The commands to build each implementation as a library are as follows -
Let's start by cd'ing to Reducer directory and creating the object file by running the g++ command
cd Reducer/
g++ -std=c++17 -c -o ReducerImpl.o ReducerImpl.cpp -fPIC
Now we will create a shared library using gcc
gcc -shared -o ReducerImpl.so ReducerImpl.o
You will see a file ReducerImpl.so
created. We will move it to the libs folder.
mv ReducerImpl.so libs/
Let's remove the object file
rm -f ReducerImpl.o
This folder will hold the following -
-
ShufflerBase.hpp
Abstract implementation of the Shuffler class, describing interface details within ShufflerBase.hpp file. We have declared the base class implementation of ShufflerBase class. We have also declared class factory functions to generate objects. This will be used by calling programs later.
-
ShufflerImpl.cpp The implementation details for the subclass (Shuffler) is provided with ShufflerImpl.cpp file. This will be used by calling programs later.
The commands to build each implementation as a library are as follows -
Let's start by cd'ing to Shuffler directory and creating the object file by running the g++ command
cd Shuffler/
g++ -std=c++17 -c -o ShufflerImpl.o ShufflerImpl.cpp -fPIC
Now we will create a shared library using gcc
gcc -shared -o ShufflerImpl.so ShufflerImpl.o
You will see a file ShufflerImpl.so
created. We will move it to the libs folder.
mv ShufflerImpl.so libs/
Let's remove the object file
rm -f ShufflerImpl.o
We rely on class factories and the extern keyword to extend the presence of class instances to downstream implementations.
E.g.
// Class factories - constructor
extern "C" FileProcessorBase* createInputObj(const std::string &operation, const std::string &path){
return new FileProcessorInput(operation, path);
}
// Class factories - destructor
extern "C" void removeInputObj(FileProcessorBase* fpObj){
delete fpObj;
}
We are function pointers (createInputObj
and removeInputObj
) that will internally create instances that points to BASE implementation.

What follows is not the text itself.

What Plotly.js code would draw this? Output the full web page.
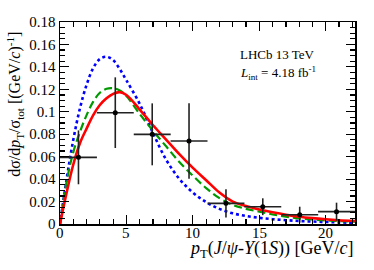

These class factories are exposed using the extern keyword which specifies these symbols (createInputObj
and removeInputObj
) have external linkage.
In the base interface, there are type declarations which expose the class factory.
E.g.
// Signifies the Factory that will read input directories using createInputObj within FileProcessorInput.cpp implementation
typedef FileProcessorBase* create_t(const std::string &operation, const std::string &path);
// Signify the Factory that will remove the instance within FileProcessInput.cpp implementation
typedef void destroy_t(FileProcessorBase*);
These type declarations along with symbols (factory) are used to create symbolic links using the DLOPEN api. This is how we accomplish external linking.